━━━ Dataset excerpt
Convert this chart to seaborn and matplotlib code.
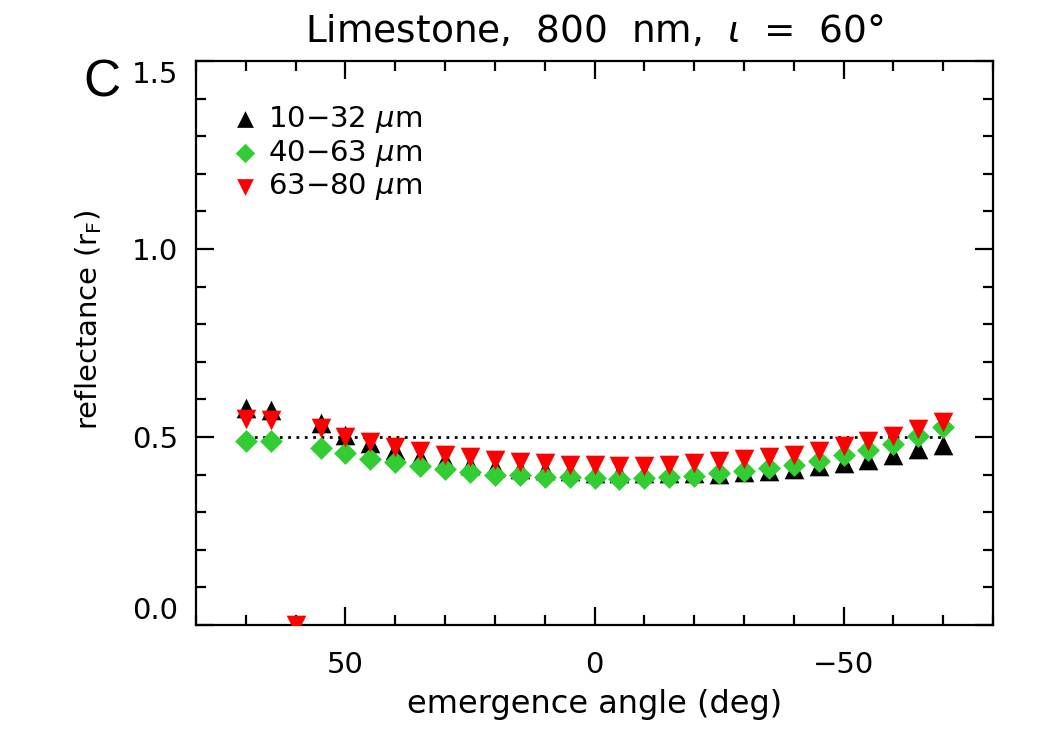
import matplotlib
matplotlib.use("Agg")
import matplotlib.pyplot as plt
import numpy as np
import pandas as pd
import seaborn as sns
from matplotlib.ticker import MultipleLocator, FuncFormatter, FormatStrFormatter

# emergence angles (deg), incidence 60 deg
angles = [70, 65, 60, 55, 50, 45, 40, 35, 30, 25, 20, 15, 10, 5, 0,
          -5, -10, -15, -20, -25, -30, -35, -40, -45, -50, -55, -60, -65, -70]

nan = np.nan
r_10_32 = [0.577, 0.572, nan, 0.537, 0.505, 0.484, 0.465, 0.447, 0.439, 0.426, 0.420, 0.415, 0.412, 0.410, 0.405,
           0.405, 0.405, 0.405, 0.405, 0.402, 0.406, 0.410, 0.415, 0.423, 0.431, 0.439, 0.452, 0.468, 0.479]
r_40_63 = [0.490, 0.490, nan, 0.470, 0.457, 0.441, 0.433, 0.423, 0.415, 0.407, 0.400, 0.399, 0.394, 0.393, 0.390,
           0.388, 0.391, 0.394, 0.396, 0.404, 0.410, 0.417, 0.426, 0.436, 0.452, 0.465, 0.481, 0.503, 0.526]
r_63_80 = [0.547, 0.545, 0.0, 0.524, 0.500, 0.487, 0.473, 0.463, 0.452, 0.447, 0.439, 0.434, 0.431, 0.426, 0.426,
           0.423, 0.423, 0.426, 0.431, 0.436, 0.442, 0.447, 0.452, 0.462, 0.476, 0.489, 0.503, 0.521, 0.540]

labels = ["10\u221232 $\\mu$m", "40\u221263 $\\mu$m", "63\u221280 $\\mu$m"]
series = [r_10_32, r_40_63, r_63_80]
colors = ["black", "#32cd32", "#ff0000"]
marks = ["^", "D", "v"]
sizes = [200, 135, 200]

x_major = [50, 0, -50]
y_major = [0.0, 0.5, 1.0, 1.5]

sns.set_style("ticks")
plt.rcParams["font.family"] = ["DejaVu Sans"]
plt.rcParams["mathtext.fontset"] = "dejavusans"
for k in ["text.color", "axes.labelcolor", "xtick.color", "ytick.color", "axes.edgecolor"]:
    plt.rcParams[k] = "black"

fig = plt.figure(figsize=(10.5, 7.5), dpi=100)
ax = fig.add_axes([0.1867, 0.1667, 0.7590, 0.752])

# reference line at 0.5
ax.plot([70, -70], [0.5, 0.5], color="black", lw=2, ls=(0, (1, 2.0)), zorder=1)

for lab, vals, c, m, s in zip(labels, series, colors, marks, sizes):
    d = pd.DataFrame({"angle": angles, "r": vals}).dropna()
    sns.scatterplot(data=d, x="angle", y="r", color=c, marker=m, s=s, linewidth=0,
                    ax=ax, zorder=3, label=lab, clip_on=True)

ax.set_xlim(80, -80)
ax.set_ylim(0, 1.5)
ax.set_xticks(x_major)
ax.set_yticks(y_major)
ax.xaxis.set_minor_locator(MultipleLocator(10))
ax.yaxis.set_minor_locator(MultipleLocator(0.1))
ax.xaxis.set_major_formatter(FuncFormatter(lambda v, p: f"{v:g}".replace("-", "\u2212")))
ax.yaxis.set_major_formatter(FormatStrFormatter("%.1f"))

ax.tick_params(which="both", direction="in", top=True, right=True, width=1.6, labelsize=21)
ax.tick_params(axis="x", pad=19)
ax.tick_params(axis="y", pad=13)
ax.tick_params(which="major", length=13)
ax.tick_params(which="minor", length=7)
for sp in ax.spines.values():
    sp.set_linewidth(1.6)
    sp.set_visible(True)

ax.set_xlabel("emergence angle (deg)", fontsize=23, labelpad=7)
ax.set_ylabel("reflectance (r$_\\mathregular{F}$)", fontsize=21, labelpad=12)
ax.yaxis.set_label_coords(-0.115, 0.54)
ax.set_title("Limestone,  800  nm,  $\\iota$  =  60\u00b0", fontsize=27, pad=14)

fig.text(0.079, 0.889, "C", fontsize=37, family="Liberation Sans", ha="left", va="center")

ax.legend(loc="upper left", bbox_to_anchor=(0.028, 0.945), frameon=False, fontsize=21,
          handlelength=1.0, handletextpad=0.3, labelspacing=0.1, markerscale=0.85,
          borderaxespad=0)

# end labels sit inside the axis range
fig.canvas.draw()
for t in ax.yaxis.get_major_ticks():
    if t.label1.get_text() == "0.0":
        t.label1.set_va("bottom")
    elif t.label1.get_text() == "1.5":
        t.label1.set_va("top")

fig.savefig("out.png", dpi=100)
━━━━━━
# [The exercise]
Repeat the listing above up to and including the line with "from matplotlib.ticker import", starting from its first line. Drop any pictures.

# [Full solution]
Convert this chart to seaborn and matplotlib code.
import matplotlib
matplotlib.use("Agg")
import matplotlib.pyplot as plt
import numpy as np
import pandas as pd
import seaborn as sns
from matplotlib.ticker import MultipleLocator, FuncFormatter, FormatStrFormatter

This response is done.